Sur la face B, Odetta semble ressentir l’urgence comme dans le rock, mais sans jamais délaisser le savoir-faire épique dont elle a hérité. En témoignent le caracolant « Ox-Driver Song ». La reprise de « Down On Me » revient à une structure plus classique, entre ballade et blues. Mais c’est « Saro Jane » qui catalyse les émotions les plus diverses, entre air guilleret et le sentiment de vivre un drame. « Three Pigs » est la concession politique avec une forme d’humour qui ne rompt pas le charme de l’album mais donne au contraire à Odetta une corde de plus à son arc. « No More Cane On The Brazos » s’ébroue dans une chaleur accablante, du moins revisitée en mots et en notes. Le Brazos, pour Rio Brazos de Dios, littéralement « les bras de Dieu », est un fleuve s’écoulant sur 1300km à travers l’état du Texas. Il est alors le lieu mythique et idéal pour toutes les sales histoires, de celles qu’on aime raconter ou chanter, c’est selon. Après un alerte « Jumpin' Judy », Odetta entonne le cœur gros « Battle Hymn Of The Republic » avec une solennité qui confine au sublime. À l’entendre, on mesure l’importance de l’instant. Point final mémorable d’un album qui l’est tout autant.

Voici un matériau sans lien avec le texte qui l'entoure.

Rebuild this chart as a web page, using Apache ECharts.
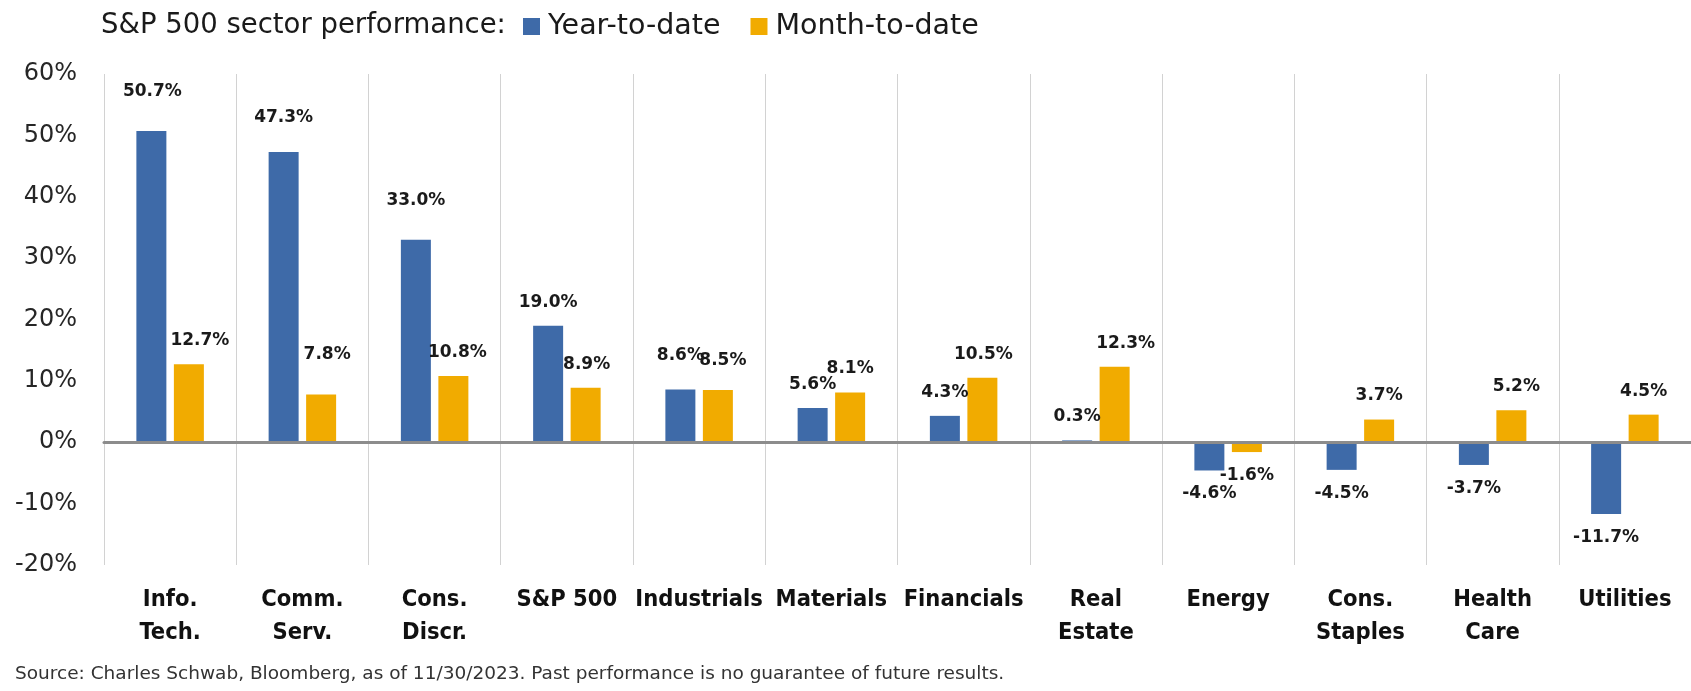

Jusqu’à sa mort, le 2 décembre 2008, Odetta est restée une icône, une femme et une artiste respectée. Honorée de différents prix et décorée par le président Clinton lui-même, Odetta continue d’inspirer de nombreuses musiciennes, faisant la preuve que l’on peut réussir et s’accomplir par le travail, l’œuvre cent fois revisitée, ouvragée, réinventée. Et sans se plaindre, sans verser de larmes inutiles si ce n’est à travers la simple émotion d’une chanson.